-- WHAT IS REQUIRED --
Of all the lines in the material, how many include the word "this"? Reply with the number alone.

# DATA ENTRIES start

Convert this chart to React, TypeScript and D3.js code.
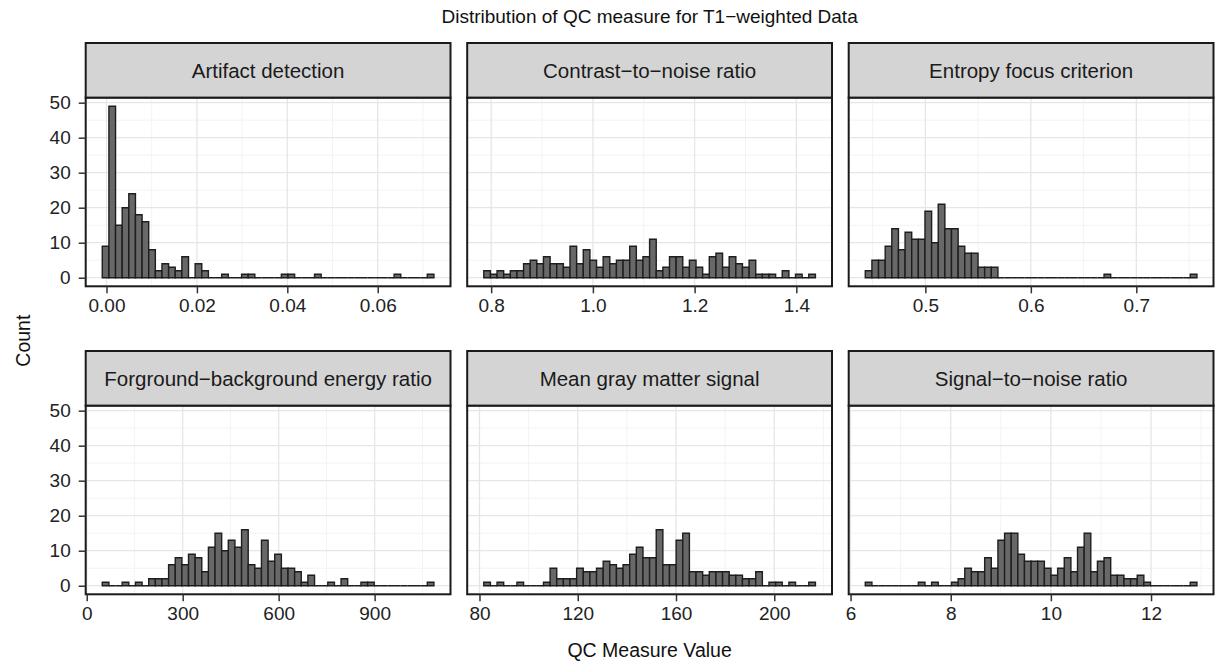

# DATA ENTRIES end
# DATA ENTRIES start

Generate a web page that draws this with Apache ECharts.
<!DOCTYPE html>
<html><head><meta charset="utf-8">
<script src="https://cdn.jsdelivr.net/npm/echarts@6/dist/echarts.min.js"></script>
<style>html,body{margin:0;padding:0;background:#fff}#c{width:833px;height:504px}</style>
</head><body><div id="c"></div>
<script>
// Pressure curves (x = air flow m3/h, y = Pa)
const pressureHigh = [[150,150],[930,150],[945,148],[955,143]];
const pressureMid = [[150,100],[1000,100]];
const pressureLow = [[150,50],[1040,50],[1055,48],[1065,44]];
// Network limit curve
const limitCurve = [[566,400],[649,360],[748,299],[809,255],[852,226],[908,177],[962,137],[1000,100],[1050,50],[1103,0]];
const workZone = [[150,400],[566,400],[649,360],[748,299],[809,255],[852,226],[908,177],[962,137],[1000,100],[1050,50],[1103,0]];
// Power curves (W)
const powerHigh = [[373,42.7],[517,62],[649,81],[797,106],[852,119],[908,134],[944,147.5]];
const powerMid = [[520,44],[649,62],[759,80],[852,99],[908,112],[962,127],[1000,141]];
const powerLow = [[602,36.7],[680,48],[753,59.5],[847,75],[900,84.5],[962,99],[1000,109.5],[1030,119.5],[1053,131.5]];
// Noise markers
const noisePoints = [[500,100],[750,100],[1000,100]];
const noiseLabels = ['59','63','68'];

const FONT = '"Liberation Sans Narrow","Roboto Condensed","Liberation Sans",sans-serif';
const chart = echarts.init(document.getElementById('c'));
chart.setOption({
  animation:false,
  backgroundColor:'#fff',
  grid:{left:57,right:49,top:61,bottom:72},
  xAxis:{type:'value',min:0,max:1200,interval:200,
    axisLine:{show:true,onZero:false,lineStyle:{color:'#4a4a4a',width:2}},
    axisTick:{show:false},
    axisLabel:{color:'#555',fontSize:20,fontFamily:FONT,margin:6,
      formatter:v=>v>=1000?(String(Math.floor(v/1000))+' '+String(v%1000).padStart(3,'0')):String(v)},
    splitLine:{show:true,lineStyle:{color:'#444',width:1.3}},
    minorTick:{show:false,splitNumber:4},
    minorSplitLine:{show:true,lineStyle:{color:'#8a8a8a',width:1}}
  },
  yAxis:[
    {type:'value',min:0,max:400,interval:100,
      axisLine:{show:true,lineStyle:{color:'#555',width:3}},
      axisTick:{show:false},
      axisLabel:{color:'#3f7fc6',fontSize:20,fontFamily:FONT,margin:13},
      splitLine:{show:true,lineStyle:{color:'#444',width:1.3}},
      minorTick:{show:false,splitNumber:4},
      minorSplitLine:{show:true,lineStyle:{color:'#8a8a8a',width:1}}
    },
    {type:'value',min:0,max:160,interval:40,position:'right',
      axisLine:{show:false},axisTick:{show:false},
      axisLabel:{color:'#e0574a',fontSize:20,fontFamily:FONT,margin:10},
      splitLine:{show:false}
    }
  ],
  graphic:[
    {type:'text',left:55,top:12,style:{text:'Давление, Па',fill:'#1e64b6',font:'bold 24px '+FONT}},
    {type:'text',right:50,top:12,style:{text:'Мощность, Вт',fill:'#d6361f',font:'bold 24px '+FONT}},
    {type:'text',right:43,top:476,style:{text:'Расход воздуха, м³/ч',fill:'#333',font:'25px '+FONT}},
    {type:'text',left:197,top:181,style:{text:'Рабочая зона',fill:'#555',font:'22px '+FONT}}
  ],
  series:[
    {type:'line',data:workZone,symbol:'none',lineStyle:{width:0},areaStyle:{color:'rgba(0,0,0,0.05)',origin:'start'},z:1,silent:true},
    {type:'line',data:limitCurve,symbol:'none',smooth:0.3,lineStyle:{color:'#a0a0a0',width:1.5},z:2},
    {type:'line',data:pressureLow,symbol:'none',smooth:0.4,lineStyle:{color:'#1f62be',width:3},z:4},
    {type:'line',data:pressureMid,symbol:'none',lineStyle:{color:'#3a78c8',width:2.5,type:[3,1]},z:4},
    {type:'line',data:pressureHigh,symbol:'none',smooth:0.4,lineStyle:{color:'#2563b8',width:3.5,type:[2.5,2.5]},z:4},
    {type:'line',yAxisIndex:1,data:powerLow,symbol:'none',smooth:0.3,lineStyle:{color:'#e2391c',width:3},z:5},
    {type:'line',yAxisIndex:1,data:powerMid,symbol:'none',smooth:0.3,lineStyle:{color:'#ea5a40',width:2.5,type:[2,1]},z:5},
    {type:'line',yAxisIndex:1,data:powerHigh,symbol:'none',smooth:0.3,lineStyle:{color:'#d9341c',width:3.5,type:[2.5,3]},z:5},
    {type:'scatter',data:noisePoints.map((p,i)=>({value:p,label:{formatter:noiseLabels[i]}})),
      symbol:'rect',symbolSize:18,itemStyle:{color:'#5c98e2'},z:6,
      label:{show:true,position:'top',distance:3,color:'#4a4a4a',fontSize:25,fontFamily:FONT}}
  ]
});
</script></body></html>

# DATA ENTRIES end
# DATA ENTRIES start

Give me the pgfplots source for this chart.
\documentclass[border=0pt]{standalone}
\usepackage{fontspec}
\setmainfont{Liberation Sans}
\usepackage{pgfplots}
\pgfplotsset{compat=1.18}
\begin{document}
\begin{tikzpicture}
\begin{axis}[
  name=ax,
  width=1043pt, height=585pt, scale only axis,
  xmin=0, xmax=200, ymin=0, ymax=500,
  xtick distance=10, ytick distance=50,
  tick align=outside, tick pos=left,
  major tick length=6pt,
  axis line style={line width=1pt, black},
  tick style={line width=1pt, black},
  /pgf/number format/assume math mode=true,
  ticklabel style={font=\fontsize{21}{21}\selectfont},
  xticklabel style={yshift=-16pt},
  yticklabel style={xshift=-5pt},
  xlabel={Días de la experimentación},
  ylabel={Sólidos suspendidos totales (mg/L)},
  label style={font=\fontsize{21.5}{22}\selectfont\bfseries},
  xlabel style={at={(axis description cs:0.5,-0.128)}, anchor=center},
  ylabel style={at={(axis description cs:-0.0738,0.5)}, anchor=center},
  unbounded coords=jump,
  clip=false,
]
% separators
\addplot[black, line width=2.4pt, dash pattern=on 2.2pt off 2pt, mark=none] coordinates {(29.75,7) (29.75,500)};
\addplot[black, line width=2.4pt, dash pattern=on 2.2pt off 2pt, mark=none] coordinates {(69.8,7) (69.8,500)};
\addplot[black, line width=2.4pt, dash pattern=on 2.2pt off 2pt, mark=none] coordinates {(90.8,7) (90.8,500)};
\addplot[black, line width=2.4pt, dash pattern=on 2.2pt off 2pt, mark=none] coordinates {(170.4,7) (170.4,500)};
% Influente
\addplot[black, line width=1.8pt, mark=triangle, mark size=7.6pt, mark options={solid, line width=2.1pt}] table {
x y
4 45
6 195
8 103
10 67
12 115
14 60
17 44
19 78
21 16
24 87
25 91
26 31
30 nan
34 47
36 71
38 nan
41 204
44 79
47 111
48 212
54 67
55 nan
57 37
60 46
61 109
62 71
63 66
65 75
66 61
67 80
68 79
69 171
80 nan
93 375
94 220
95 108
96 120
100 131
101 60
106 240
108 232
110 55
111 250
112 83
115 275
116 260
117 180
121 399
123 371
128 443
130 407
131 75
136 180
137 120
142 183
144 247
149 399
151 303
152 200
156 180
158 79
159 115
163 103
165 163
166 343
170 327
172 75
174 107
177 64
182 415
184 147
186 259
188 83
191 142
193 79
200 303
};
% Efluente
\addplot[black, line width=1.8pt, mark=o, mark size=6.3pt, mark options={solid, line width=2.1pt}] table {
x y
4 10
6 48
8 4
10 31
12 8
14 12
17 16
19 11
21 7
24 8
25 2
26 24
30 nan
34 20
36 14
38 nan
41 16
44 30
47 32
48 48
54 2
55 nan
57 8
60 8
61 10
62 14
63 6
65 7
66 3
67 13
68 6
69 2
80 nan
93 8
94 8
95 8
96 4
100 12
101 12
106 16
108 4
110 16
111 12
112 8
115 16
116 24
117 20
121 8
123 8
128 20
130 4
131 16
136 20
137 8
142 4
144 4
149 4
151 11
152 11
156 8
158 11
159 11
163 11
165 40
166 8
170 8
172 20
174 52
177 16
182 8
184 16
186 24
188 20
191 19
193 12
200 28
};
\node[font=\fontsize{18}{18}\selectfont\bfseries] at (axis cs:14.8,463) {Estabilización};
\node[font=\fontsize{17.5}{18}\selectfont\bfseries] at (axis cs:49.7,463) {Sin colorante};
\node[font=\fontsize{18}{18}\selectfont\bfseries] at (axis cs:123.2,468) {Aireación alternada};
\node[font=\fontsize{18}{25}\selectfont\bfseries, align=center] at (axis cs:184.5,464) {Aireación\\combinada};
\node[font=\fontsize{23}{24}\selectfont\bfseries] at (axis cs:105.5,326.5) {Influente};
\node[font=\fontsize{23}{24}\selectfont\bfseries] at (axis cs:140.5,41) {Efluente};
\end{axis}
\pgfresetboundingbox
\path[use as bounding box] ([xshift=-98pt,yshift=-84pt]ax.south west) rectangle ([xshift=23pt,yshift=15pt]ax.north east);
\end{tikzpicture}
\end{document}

# DATA ENTRIES end

-- TASK ANSWER --
3